> YOUR OBJECTIVE:
Copy nothing but the lines below running from the line containing "Emit a component" through the line containing "67.4, 68.6, 68.7];", both end lines included.

> MATERIAL PROVIDED:
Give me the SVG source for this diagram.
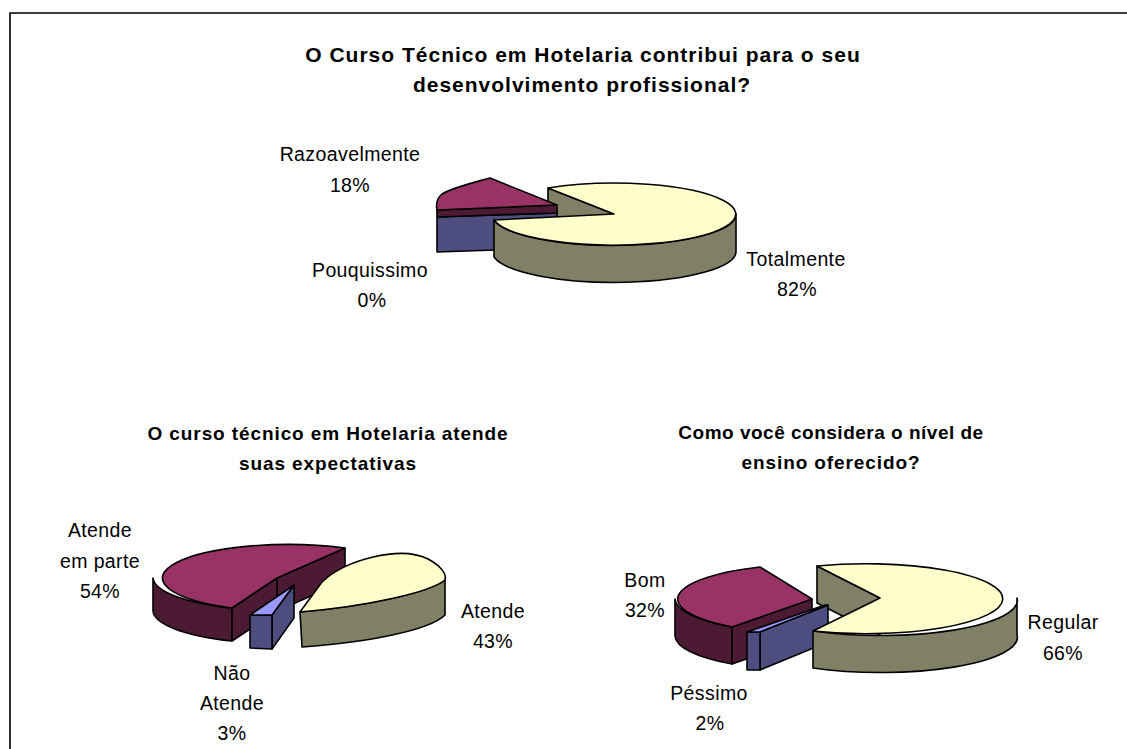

---

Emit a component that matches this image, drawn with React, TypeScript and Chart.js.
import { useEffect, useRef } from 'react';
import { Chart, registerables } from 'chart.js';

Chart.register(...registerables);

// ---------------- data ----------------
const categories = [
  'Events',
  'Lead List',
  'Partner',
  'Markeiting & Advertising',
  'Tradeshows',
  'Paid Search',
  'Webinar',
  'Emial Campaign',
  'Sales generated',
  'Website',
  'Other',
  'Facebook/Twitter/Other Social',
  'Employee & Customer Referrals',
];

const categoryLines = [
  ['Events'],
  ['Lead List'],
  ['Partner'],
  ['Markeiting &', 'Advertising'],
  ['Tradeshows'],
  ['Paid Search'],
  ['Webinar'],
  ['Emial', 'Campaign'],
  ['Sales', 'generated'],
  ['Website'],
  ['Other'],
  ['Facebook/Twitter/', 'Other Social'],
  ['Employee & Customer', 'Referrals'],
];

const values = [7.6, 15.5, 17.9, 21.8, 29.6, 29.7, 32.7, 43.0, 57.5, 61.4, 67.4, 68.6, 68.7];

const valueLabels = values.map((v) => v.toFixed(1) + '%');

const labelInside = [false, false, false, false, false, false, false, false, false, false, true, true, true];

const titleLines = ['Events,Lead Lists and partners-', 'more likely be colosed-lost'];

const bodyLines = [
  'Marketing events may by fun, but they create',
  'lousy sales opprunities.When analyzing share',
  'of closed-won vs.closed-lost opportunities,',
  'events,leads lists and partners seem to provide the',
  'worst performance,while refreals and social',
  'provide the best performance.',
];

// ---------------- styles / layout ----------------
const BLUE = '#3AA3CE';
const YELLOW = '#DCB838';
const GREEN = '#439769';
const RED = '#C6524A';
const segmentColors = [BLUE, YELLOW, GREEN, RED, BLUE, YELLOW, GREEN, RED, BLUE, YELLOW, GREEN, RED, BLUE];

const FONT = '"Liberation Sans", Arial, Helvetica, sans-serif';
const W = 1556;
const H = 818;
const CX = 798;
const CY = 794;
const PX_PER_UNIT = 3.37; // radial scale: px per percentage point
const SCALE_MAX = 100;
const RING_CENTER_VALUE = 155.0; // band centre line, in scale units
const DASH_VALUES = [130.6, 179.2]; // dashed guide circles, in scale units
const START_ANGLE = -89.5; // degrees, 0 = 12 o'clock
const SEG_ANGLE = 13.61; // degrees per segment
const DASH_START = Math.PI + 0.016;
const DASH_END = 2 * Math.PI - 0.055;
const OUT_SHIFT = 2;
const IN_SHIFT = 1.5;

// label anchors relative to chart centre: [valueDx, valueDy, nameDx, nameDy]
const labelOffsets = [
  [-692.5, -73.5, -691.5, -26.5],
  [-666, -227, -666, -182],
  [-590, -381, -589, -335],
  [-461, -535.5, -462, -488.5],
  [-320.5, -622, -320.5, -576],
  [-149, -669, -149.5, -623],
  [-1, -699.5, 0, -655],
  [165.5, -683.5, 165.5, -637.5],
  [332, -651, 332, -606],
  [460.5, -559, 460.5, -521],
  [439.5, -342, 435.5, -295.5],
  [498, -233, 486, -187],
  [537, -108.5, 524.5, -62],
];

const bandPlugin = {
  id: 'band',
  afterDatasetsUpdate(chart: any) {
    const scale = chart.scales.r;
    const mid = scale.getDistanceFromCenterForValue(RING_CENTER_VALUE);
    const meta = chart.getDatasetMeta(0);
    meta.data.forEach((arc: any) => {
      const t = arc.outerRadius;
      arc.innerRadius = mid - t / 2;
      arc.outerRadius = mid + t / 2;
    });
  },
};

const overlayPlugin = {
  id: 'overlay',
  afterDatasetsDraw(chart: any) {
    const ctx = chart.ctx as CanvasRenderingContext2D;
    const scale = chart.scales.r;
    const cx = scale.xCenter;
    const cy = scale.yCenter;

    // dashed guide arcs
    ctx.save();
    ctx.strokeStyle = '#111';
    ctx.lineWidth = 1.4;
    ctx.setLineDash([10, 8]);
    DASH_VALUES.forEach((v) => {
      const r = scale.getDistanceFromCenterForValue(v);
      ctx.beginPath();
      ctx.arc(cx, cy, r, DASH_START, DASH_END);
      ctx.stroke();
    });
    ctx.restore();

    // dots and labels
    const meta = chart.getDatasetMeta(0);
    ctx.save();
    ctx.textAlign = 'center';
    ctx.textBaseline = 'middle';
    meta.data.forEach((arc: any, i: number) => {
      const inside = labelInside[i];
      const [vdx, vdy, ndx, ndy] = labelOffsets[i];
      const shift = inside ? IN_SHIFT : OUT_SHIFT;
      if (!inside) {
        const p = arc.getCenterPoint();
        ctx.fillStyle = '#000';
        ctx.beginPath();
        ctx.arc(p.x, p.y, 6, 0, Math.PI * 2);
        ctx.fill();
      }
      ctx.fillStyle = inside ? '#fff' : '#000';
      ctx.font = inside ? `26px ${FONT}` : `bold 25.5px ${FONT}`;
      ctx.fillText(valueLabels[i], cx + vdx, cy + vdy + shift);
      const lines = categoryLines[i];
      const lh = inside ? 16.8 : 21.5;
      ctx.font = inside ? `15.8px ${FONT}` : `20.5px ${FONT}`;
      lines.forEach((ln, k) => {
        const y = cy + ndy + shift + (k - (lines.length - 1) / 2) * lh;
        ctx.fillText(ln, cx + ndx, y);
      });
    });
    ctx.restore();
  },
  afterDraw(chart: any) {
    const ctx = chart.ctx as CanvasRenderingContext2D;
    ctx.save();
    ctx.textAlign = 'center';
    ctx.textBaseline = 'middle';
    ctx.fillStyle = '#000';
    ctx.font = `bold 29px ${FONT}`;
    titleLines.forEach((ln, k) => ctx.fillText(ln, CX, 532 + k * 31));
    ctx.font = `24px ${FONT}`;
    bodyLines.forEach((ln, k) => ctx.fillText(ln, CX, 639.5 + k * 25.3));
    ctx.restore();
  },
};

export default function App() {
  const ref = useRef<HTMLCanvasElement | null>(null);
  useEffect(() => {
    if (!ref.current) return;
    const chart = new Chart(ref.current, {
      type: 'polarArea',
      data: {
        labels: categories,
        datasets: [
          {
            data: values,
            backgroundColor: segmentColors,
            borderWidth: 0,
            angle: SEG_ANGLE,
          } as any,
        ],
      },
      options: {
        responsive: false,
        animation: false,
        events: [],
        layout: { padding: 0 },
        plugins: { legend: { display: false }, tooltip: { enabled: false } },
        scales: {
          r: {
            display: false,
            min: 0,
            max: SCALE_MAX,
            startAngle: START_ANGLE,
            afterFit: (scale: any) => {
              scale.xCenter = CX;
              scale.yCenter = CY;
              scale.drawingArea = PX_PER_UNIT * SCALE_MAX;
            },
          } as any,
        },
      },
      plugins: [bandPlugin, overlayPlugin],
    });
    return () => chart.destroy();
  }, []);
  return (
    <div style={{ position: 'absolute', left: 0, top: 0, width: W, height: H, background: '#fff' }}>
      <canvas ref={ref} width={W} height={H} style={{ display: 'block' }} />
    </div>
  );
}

==

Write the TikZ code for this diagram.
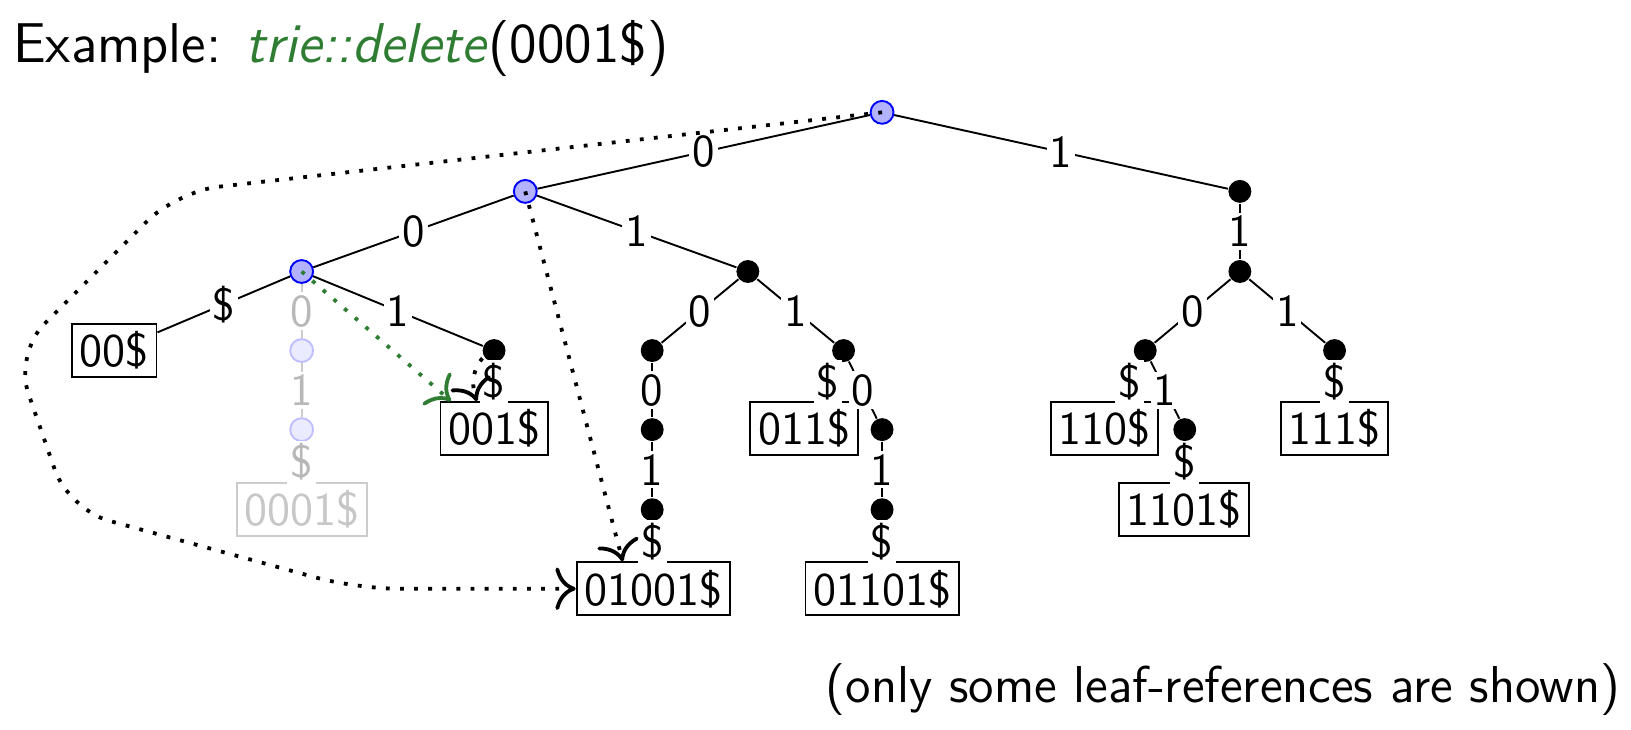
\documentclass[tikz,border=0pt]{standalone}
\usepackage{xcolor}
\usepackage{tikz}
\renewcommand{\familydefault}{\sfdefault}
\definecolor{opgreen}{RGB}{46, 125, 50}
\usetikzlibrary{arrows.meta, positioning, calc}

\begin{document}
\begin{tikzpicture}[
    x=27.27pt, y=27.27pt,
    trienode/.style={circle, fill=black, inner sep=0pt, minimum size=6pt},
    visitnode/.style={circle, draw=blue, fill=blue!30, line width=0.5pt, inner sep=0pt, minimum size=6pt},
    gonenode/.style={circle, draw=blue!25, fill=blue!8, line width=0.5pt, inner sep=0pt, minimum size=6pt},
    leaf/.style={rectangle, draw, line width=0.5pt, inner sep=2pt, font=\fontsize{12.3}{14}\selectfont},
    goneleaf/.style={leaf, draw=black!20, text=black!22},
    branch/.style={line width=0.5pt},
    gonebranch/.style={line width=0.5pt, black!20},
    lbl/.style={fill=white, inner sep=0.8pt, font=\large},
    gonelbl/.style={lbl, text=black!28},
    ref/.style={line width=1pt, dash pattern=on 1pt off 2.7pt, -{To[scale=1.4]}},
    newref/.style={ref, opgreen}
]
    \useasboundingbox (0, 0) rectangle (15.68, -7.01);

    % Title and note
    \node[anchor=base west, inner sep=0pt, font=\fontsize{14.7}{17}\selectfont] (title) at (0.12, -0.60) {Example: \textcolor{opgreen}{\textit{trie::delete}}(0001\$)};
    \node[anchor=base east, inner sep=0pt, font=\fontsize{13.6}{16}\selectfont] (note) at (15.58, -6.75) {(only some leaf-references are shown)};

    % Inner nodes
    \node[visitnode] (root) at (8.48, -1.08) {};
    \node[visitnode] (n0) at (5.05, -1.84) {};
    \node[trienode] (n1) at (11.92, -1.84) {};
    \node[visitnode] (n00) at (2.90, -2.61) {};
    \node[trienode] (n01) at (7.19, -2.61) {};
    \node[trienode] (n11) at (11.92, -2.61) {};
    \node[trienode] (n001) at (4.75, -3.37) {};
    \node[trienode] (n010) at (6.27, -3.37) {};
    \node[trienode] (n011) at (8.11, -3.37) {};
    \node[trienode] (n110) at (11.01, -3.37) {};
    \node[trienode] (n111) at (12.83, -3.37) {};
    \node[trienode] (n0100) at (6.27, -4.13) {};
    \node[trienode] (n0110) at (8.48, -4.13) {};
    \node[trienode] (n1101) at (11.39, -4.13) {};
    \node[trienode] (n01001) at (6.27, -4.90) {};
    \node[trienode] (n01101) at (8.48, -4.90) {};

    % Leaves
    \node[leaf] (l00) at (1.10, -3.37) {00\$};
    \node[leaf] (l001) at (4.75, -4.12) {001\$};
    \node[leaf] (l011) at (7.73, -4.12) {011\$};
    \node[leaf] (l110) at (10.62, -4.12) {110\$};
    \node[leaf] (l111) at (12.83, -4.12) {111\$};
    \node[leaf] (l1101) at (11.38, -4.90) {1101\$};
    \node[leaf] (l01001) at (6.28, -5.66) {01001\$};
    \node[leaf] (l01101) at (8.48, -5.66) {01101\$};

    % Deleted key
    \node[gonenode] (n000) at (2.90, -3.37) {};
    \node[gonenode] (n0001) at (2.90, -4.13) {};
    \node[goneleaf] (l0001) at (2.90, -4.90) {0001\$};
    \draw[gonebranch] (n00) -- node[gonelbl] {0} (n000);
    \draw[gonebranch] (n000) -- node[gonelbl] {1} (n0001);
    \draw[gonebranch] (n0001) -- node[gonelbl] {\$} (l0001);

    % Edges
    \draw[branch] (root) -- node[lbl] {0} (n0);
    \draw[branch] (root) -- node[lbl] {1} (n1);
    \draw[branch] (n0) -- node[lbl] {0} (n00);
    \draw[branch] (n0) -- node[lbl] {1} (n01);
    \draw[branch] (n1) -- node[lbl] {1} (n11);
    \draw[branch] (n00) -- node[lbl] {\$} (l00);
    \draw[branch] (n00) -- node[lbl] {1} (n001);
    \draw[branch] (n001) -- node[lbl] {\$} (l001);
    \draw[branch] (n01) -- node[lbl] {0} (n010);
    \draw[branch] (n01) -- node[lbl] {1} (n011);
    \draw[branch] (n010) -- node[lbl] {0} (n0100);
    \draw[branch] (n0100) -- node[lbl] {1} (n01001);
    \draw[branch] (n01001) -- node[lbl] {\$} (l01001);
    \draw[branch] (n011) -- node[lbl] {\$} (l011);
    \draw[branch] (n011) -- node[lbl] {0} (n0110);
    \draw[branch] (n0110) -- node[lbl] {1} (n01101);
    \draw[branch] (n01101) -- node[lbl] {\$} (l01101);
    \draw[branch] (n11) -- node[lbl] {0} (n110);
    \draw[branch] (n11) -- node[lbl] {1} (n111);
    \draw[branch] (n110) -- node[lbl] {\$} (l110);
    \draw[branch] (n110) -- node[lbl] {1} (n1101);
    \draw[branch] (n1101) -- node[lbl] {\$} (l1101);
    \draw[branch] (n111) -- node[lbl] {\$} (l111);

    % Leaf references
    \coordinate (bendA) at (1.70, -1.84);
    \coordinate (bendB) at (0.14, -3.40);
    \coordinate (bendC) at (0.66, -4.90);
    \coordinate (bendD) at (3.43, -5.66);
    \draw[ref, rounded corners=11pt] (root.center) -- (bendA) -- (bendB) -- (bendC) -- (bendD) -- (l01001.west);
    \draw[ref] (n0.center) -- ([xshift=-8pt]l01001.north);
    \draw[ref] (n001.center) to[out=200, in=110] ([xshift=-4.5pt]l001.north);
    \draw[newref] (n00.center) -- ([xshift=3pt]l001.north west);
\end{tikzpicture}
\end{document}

> RESPONSE:
Emit a component that matches this image, drawn with React, TypeScript and Chart.js.
import { useEffect, useRef } from 'react';
import { Chart, registerables } from 'chart.js';

Chart.register(...registerables);

// ---------------- data ----------------
const categories = [
  'Events',
  'Lead List',
  'Partner',
  'Markeiting & Advertising',
  'Tradeshows',
  'Paid Search',
  'Webinar',
  'Emial Campaign',
  'Sales generated',
  'Website',
  'Other',
  'Facebook/Twitter/Other Social',
  'Employee & Customer Referrals',
];

const categoryLines = [
  ['Events'],
  ['Lead List'],
  ['Partner'],
  ['Markeiting &', 'Advertising'],
  ['Tradeshows'],
  ['Paid Search'],
  ['Webinar'],
  ['Emial', 'Campaign'],
  ['Sales', 'generated'],
  ['Website'],
  ['Other'],
  ['Facebook/Twitter/', 'Other Social'],
  ['Employee & Customer', 'Referrals'],
];

const values = [7.6, 15.5, 17.9, 21.8, 29.6, 29.7, 32.7, 43.0, 57.5, 61.4, 67.4, 68.6, 68.7];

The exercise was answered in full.